▶ Given request:
In the entries below, find the lines with the word "this" and copy them.

▶ Provided material:
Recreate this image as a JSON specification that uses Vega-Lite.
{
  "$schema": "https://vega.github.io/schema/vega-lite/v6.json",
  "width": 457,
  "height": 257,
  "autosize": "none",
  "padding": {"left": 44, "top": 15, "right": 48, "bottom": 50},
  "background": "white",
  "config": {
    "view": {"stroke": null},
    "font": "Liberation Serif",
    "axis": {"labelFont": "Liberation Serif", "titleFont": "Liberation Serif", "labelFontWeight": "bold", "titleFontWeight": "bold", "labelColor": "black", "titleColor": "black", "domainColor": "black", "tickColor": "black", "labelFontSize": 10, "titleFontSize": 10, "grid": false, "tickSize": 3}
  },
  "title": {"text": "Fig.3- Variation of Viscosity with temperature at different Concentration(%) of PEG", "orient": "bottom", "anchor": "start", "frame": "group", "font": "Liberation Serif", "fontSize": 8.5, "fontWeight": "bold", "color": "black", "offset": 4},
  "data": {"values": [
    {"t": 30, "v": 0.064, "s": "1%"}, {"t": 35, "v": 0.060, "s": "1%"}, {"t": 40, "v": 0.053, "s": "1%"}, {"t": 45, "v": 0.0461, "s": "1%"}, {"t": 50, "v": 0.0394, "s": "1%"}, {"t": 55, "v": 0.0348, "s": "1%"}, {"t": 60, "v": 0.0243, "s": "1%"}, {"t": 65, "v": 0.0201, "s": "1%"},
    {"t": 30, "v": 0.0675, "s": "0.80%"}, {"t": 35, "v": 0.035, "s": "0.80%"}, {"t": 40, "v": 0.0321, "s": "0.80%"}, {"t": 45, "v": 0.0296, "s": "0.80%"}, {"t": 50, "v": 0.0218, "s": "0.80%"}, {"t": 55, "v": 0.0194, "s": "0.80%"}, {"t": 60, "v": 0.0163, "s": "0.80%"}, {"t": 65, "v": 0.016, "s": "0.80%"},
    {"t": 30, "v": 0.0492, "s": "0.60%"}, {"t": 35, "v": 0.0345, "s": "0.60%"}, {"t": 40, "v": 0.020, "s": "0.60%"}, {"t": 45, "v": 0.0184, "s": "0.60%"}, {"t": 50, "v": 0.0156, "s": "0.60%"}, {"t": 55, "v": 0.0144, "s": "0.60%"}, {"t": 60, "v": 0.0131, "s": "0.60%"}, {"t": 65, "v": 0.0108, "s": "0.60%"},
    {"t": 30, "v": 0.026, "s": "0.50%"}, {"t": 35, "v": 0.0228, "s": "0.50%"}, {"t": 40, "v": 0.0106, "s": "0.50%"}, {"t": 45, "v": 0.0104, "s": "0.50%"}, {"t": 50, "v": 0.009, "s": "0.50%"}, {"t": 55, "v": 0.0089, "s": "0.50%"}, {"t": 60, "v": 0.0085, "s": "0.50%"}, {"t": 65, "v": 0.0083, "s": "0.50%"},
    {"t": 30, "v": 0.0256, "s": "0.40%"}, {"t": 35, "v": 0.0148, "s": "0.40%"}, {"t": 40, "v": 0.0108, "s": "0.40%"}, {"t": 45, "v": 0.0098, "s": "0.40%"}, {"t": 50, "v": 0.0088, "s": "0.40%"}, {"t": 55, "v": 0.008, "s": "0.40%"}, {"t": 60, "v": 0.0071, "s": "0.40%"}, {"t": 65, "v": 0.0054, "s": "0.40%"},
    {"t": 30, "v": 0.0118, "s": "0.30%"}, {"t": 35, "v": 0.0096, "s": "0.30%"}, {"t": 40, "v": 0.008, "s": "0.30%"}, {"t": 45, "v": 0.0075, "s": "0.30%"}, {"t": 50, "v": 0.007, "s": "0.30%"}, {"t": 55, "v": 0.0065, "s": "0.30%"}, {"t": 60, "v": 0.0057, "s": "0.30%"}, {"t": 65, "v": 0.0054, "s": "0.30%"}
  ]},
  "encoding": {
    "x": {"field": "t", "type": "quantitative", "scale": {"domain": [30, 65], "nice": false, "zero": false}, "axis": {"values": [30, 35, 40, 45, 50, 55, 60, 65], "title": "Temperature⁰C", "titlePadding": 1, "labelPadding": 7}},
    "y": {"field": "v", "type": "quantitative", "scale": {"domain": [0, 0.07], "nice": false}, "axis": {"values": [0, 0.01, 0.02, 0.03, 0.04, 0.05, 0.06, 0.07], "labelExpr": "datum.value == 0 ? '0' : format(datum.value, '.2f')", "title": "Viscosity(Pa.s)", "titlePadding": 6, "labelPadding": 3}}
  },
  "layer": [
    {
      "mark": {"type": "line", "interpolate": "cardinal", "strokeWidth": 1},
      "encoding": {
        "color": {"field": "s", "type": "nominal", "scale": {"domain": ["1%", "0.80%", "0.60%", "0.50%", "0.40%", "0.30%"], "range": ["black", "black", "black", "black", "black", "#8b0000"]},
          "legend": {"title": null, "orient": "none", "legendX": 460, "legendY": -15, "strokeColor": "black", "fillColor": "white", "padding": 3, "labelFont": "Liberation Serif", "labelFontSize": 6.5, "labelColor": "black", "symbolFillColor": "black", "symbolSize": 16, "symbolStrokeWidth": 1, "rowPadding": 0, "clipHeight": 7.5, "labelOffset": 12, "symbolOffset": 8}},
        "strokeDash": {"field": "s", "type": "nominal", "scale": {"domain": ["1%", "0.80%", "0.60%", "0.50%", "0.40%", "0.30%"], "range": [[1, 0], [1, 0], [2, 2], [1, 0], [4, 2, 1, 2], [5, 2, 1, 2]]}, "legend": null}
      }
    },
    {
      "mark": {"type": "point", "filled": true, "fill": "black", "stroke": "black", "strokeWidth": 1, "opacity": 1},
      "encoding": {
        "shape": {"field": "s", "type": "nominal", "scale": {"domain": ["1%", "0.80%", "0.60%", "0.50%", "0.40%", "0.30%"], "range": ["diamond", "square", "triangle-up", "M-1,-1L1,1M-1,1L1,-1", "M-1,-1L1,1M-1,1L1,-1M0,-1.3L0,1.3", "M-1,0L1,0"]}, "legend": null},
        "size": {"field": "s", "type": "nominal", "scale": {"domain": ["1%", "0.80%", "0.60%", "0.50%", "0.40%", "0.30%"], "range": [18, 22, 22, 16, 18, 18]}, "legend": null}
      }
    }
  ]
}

--

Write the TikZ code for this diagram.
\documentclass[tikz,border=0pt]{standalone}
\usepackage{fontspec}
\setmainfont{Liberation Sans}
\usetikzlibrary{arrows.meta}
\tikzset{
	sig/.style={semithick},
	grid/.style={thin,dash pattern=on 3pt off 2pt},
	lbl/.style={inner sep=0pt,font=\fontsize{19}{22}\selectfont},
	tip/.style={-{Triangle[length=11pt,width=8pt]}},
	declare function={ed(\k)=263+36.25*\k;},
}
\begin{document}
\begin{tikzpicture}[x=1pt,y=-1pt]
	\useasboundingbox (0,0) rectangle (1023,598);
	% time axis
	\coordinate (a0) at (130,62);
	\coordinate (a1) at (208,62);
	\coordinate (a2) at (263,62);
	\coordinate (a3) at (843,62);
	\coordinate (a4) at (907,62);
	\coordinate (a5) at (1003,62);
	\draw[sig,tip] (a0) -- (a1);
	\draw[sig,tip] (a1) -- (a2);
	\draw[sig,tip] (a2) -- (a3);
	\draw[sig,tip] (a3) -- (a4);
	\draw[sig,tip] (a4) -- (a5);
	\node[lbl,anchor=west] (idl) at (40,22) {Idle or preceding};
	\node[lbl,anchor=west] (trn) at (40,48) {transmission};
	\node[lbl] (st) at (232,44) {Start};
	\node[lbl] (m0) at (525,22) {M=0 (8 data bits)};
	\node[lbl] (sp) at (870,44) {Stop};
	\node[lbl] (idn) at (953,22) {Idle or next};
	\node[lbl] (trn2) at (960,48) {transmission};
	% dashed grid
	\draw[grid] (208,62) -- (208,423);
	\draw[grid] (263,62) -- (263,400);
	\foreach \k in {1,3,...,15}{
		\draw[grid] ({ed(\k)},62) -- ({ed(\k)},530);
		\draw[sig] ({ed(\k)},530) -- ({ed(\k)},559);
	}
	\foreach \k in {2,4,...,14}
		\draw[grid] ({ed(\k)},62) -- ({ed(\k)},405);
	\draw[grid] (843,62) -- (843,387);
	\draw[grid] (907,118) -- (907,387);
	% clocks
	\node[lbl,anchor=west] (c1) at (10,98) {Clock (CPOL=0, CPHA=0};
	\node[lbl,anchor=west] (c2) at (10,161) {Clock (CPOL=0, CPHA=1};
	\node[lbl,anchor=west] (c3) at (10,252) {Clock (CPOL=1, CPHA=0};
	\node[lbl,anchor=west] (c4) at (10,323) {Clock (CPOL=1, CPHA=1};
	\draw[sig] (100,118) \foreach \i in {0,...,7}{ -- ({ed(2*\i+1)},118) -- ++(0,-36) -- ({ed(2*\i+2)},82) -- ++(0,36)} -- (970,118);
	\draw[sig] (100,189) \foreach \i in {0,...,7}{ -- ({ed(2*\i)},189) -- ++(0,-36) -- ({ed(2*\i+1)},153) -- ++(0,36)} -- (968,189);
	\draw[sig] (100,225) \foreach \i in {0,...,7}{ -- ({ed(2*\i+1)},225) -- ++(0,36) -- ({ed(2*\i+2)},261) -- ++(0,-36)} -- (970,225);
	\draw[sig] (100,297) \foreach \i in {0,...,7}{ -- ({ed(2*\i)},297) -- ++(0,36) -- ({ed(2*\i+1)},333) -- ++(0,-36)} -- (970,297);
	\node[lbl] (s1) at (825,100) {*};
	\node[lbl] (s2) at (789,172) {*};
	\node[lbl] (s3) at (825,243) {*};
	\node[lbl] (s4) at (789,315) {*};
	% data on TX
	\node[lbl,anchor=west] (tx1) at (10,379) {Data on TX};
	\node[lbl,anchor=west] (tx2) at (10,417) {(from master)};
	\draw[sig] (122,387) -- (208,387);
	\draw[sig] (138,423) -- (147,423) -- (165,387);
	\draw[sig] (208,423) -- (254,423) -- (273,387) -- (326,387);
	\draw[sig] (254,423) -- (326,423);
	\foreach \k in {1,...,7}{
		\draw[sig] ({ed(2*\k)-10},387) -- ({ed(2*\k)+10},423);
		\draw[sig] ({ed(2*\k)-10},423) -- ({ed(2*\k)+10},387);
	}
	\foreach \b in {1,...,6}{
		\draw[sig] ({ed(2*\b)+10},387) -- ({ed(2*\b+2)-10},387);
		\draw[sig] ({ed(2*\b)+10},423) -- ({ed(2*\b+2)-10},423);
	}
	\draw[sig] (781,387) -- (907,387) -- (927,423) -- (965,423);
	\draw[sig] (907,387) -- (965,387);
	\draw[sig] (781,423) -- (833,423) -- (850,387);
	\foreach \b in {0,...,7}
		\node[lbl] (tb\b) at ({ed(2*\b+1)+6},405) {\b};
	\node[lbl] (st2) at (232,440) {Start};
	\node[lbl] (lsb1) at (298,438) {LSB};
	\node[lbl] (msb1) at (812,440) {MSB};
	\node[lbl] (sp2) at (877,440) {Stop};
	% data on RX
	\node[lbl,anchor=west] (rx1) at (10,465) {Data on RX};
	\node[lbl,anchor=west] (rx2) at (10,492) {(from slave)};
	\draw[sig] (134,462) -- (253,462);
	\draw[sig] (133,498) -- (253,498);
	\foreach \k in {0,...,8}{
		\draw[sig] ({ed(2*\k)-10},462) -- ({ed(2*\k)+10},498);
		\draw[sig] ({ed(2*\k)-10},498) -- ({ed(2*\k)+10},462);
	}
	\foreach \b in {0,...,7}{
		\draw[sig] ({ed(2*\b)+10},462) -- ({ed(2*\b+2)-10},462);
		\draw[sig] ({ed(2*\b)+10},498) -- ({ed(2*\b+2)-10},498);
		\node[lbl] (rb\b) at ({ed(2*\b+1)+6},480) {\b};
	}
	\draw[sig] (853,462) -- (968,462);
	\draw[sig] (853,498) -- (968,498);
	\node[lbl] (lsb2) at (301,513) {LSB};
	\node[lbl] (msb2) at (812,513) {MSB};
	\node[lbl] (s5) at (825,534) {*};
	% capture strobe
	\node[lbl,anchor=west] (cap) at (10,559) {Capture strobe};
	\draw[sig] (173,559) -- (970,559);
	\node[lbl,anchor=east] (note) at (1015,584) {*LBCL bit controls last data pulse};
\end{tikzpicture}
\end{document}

▶ Exercise result:
Recreate this image as a JSON specification that uses Vega-Lite.
Write the TikZ code for this diagram.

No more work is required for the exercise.